When the stalks were about 2/3 yellow, I pulled the plants by the roots and bundled them into stooks to dry.
Almost harvest time. Some seed heads are brown, some yellow, some still green.
After drying, I took the seed heads off, a process called “rippling,” with two wooden tools I bought on ebay.
I really have no idea what they were originally used for–they were advertised as “flax hackles,” but I’ve also seen them for sale as Turkish weaving beaters, so who knows? In any case, they are beautiful hand carved tools that worked very well to comb the seed heads off of the flax.
Seeds on a sheet.
After I removed the seed heads, I retted the flax. Retting is essentially a process that rots the stems a bit, breaking down the pectin to leave long fibrous strands for spinning. I retted my flax in three batches.

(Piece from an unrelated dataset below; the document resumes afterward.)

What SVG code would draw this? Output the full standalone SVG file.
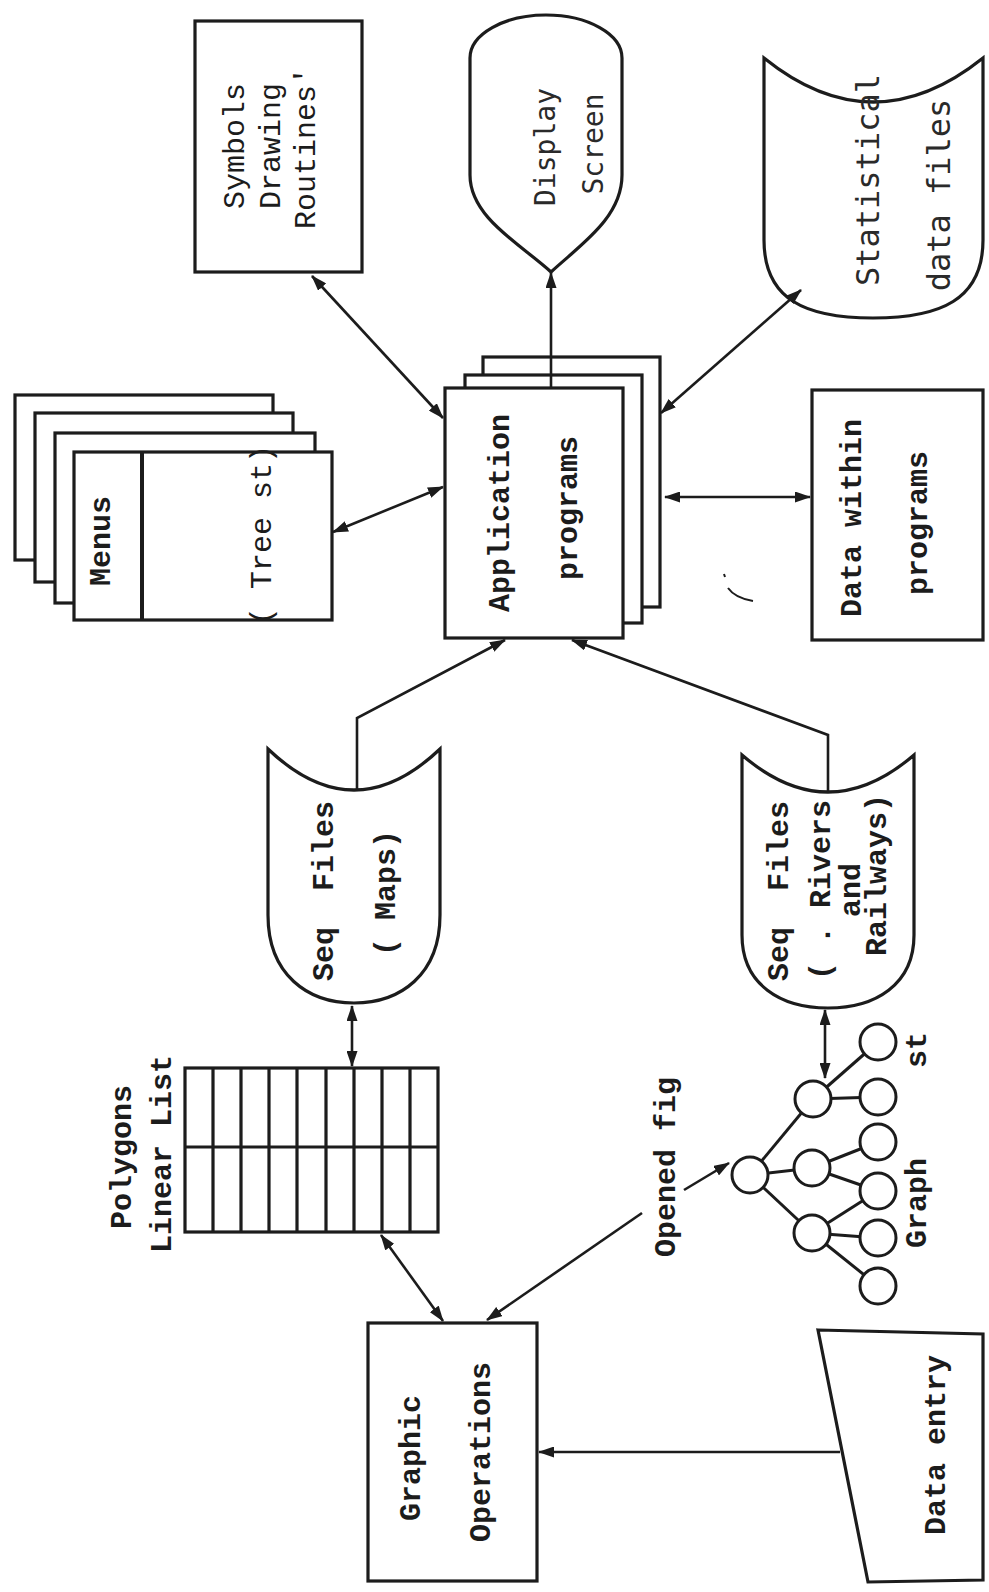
<svg xmlns="http://www.w3.org/2000/svg" width="989" height="1592" viewBox="0 0 989 1592">
<style>
.s{fill:#fff;stroke:#1c1c1c;stroke-width:3.2;stroke-linejoin:miter}
.c{fill:none;stroke:#1c1c1c;stroke-width:2.6}
.t{font-family:"Liberation Mono","DejaVu Sans Mono",monospace;font-size:30px;fill:#1c1c1c;text-anchor:middle;dominant-baseline:central}
.b{font-weight:bold}
.l{font-family:"DejaVu Sans Mono","Liberation Mono",monospace;font-size:28px;fill:#2a2a2a}
.g{fill:#fff;stroke:#1c1c1c;stroke-width:3}
</style>
<defs>
<marker id="ah" viewBox="0 0 16 11" refX="15" refY="5.5" markerWidth="16" markerHeight="11" markerUnits="userSpaceOnUse" orient="auto-start-reverse">
<path d="M0,0 L16,5.5 L0,11 Z" fill="#1c1c1c"/>
</marker>
</defs>
<rect width="989" height="1592" fill="#fff"/>

<g id="symbols">
<rect class="s" x="195" y="21" width="167" height="251"/>
<text class="t" transform="translate(236,146) rotate(-90)">Symbols</text>
<text class="t" transform="translate(272,146) rotate(-90)">Drawing</text>
<text class="t" transform="translate(307,148) rotate(-90)">Routines'</text>
</g>

<g id="display">
<path class="s" d="M470,58 L470,175 C470,218 522,245 551,272 C580,245 622,218 622,175 L622,58 A76,43 0 0 0 470,58 Z"/>
<text class="t l" transform="translate(545,147) rotate(-90)">Display</text>
<text class="t l" transform="translate(593,144) rotate(-90)">Screen</text>
</g>

<g id="statistical">
<path class="s" d="M764,58 Q873,146 983,58 L983,240 C983,300 940,318 873,318 C806,318 764,300 764,240 Z"/>
<text class="t l" style="font-size:32px" transform="translate(868,180) rotate(-90)">Statistical</text>
<text class="t l" style="font-size:32px" transform="translate(939,195) rotate(-90)">data files</text>
</g>

<g id="menus">
<rect class="s" x="15" y="395" width="258" height="165"/>
<rect class="s" x="35" y="413" width="258" height="169"/>
<rect class="s" x="55" y="433" width="260" height="170"/>
<rect class="s" x="74" y="452" width="258" height="168"/>
<line class="s" x1="142" y1="452" x2="142" y2="620" style="stroke-width:4"/>
<text class="t b" transform="translate(102,541) rotate(-90)">Menus</text>
<text class="t" transform="translate(263,535) rotate(-90)">( Tree st)</text>
</g>

<g id="application">
<rect class="s" x="483" y="357" width="177" height="250"/>
<rect class="s" x="465" y="375" width="177" height="248"/>
<rect class="s" x="445" y="388" width="178" height="250"/>
<text class="t b" transform="translate(501,513) rotate(-90)">Application</text>
<text class="t b" transform="translate(569,508) rotate(-90)">programs</text>
</g>

<g id="datawithin">
<rect class="s" x="812" y="390" width="171" height="250"/>
<text class="t b" transform="translate(853,518) rotate(-90)">Data within</text>
<text class="t b" transform="translate(919,523) rotate(-90)">programs</text>
</g>

<g id="seqmaps">
<path class="s" d="M268,749 Q354,831 440,749 L440,915 C440,975 400,1003 354,1003 C308,1003 268,975 268,915 Z"/>
<text class="t b" xml:space="preserve" transform="translate(325,891) rotate(-90)">Seq  Files</text>
<text class="t b" transform="translate(387,893) rotate(-90)">( Maps)</text>
</g>

<g id="seqrivers">
<path class="s" d="M742,755 Q828,829 914,755 L914,935 C914,985 875,1008 828,1008 C781,1008 742,985 742,935 Z"/>
<text class="t b" xml:space="preserve" transform="translate(780,891) rotate(-90)">Seq  Files</text>
<text class="t b" transform="translate(822,890) rotate(-90)">( . Rivers</text>
<text class="t b" transform="translate(852,890) rotate(-90)">and</text>
<text class="t b" transform="translate(878,875) rotate(-90)">Railways)</text>
</g>

<g id="polygons">
<rect class="s" x="185" y="1068" width="253" height="164"/>
<path class="c" style="stroke-width:3.2" d="M185,1147 H438 M213,1068 V1232 M241,1068 V1232 M269,1068 V1232 M297,1068 V1232 M326,1068 V1232 M354,1068 V1232 M382,1068 V1232 M410,1068 V1232"/>
<text class="t b" transform="translate(123,1157) rotate(-90)">Polygons</text>
<text class="t b" transform="translate(163,1154) rotate(-90)">Linear List</text>
</g>

<g id="graph">
<g class="c" style="stroke-width:3">
<line x1="750" y1="1175" x2="813" y2="1099"/>
<line x1="750" y1="1175" x2="812" y2="1168"/>
<line x1="750" y1="1175" x2="812" y2="1233"/>
<line x1="813" y1="1099" x2="878" y2="1042"/>
<line x1="813" y1="1099" x2="878" y2="1097"/>
<line x1="812" y1="1168" x2="878" y2="1142"/>
<line x1="812" y1="1168" x2="878" y2="1191"/>
<line x1="812" y1="1233" x2="878" y2="1191"/>
<line x1="812" y1="1233" x2="878" y2="1238"/>
<line x1="812" y1="1233" x2="878" y2="1286"/>
</g>
<circle class="g" cx="750" cy="1175" r="18"/>
<circle class="g" cx="813" cy="1099" r="18"/>
<circle class="g" cx="812" cy="1168" r="18"/>
<circle class="g" cx="812" cy="1233" r="18"/>
<circle class="g" cx="878" cy="1042" r="18"/>
<circle class="g" cx="878" cy="1097" r="18"/>
<circle class="g" cx="878" cy="1142" r="18"/>
<circle class="g" cx="878" cy="1191" r="18"/>
<circle class="g" cx="878" cy="1238" r="18"/>
<circle class="g" cx="878" cy="1286" r="18"/>
<text class="t b" xml:space="preserve" transform="translate(918,1140) rotate(-90)">Graph     st</text>
</g>

<g id="openedfig">
<text class="t b" transform="translate(667,1167) rotate(-90)">Opened fig</text>
</g>

<g id="graphic">
<rect class="s" x="368" y="1323" width="169" height="258"/>
<text class="t b" transform="translate(412,1458) rotate(-90)">Graphic</text>
<text class="t b" transform="translate(482,1452) rotate(-90)">Operations</text>
</g>

<g id="dataentry">
<path class="s" d="M818,1330 L983,1334 L983,1580 L868,1582 Z"/>
<text class="t b" transform="translate(937,1445) rotate(-90)">Data entry</text>
</g>

<g id="connectors">
<line class="c" x1="312" y1="276" x2="443" y2="418" marker-start="url(#ah)" marker-end="url(#ah)"/>
<line class="c" x1="333" y1="532" x2="443" y2="487" marker-start="url(#ah)" marker-end="url(#ah)"/>
<line class="c" x1="551" y1="388" x2="551" y2="273" marker-end="url(#ah)"/>
<line class="c" x1="661" y1="413" x2="801" y2="290" marker-start="url(#ah)" marker-end="url(#ah)"/>
<line class="c" x1="665" y1="497" x2="810" y2="497" marker-start="url(#ah)" marker-end="url(#ah)"/>
<polyline class="c" points="357,790 357,718 505,640" marker-end="url(#ah)"/>
<polyline class="c" points="828,792 828,735 572,640" marker-end="url(#ah)"/>
<line class="c" x1="352" y1="1006" x2="352" y2="1066" marker-start="url(#ah)" marker-end="url(#ah)"/>
<line class="c" x1="381" y1="1235" x2="443" y2="1321" marker-start="url(#ah)" marker-end="url(#ah)"/>
<line class="c" x1="642" y1="1213" x2="487" y2="1320" marker-end="url(#ah)"/>
<line class="c" x1="684" y1="1190" x2="729" y2="1163" marker-end="url(#ah)"/>
<line class="c" x1="825" y1="1010" x2="825" y2="1078" marker-start="url(#ah)" marker-end="url(#ah)"/>
<line class="c" x1="840" y1="1452" x2="539" y2="1452" marker-end="url(#ah)"/>
<path class="c" style="stroke-width:2" d="M724,574 l1,3 M728,588 Q735,598 753,601"/>
</g>
</svg>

One was submerged in water in a kiddie pool–held down with rocks. The other two were retted by the dew–one in the flax patch and one on our front lawn.
Interestingly, the batch in the flax patch, which is lower down on the property, retted faster than the batch on the lawn.
I then dried each batch again and have it waiting for the next stage–when it’s smashed and combed–called “breaking” and “hackling.”
Although I scoured every antique store in mid-coast Maine for a flax break, I had no luck in finding one. So, George has kindly offered to make one for this year, while we continue to look. The break smashes the stems, separating the spinnable fibers from the rest.
A small bit of flax that I processed is hanging from the distaff.
As our vegetables and flax grew, so did our flowers.
It was a wonderful year for bees and butterflies.
We had lots of monarchs this year AND lots of these milkweed tussock moths, which turned some of the milkweeds into skeletons.
Berries are thick, bringing berry-eating birds, including our waxwing babies.
Wild cherries over the bee hive.
Unfortunately, our cursed bluebird continues to hang around and he may be training up his progeny to be just as nasty as he is. After months of enduring his assaults on our house and car windows, we hoped that he might calm down once his babies fledged.
I grudgingly admit that he was a good provider and was surprised to see, when I pulled up the photos, that the female had a damaged claw–it was always bent under.
Was his aggression protective of her injury? Or did he cause it? I have no clue, but he was one incredibly aggressive bird. The two of them raised three chicks and they went off in the world.
We didn’t see anything of them for several weeks. The past few days, however, the whole crew is back and a male with a short tail is attacking house and car windows again. I fear he is the next generation.
We haven’t been entirely immune from weather woes. My mother’s water-front Florida house was slated for demolition by Hurricane Irma at one point. We spent some helpless, nail-biting hours wondering if the house and its contents would be swept away, while our weather continued sunny and glorious.
But, Irma danced a bit eastward and the house was spared. Fortunately, my mother wasn’t there and–due to her dementia–didn’t know that her home was imperiled. A small benefit of extreme age, I guess.
Clouds crimped like fleece.
Crimpy fleece like clouds.
Our weather was like summer today, with an overlay of fall smells and colors. I love fall and look forward to slowing down after a hectic summer. I am already planning inside activities–spinning, weaving, and sewing. I processed all the fleece that I bought this summer, using George’s loam separator to pick the vegetable matter, crud, and poop from the fleeces.
CVM fleece (California Variegated Mutant–awful name, lovely wool).
Actually, with one exception, the fleeces were extremely clean and washed up beautifully.
The wood is in. Bring on fall and winter.